During his presentation at the Prairie Grains Conference in Grand Forks Thursday, he said that is exactly what happened this fall, but of course it was the precipitation that largely affected harvest. Meanwhile, Ritchison said most areas this past summer were what he would consider normal with average temperatures. The lack of rain in May held many through because of the wetter and cooler April. Plentiful rains did come throughout the summer he said, with exceptions in the northern Red River Valley and northwestern Minnesota where it was also warmer than average.
Traditional of an El Niño December, he said we are running four to five degrees above average but that will flip into a more average pattern in January and February. Moving into the spring, he thinks it will be much better than in 2017 and 2018 due to the negative Atlantic Multidecadal Oscillation (AMO), a negative cooler climate cycle affecting the sea surface temperature in the Northern Atlantic Ocean.

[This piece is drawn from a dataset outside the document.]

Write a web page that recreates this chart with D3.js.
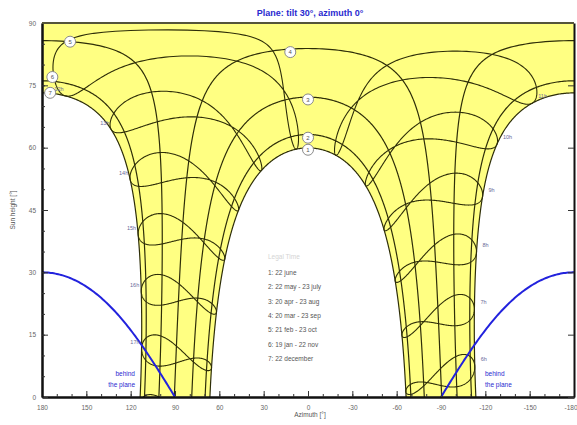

“My thoughts on precipitation are that we will be close to average or a little below in the spring. There are parts of northern Minnesota that have been dry five years in a row and this will be six if my predictions are true. But this is closer to average. The good news is that we tend to have warmer than average springs following a Modoki winter with the current Atlantic activity. We should get out earlier in the spring.”
Concerning the summer months, Ritchison said northeastern North Dakota will have slightly above average precipitation while northwestern Minnesota looks to have a bit lower precipitation than average, similar to the past five years.
“There is a trend toward cooler autumns, which means we will see earlier frosts in the fall. Early frost is classic for a negative AMO, but then there are usually better springs because of it.”
For those who have heard him speak the last few years, Ritchison said he continues to stress that while the last 20 years people have gotten used to an extra 25 percent more moisture, it will be essential to think beyond the wet cycle. He believes we are gradually going back to weather patterns before this time period. Then, he briefly discussed tools other than thermometers used to study historical weather patterns, as well as the significant historical patterns throughout the last few centuries.
“Ocean temperatures pretty much control our weather far more than land masses. And our current weather is replicating the late 50s and early 60s, almost scarily so. Ocean patterns are also very similar,” Ritchison said. “Those are the years that I have been using to help make my analog forecasting projects for the future. The last time the AMO was negative, North Dakota was average and Minnesota was above average for temperatures. What happens in the ocean does not stay in the ocean.”
Ritchison said it is important to always look forward in business, even as it applies to weather cycles. He said NDAWN is working to give producers the best return on investment they can with the information they provide.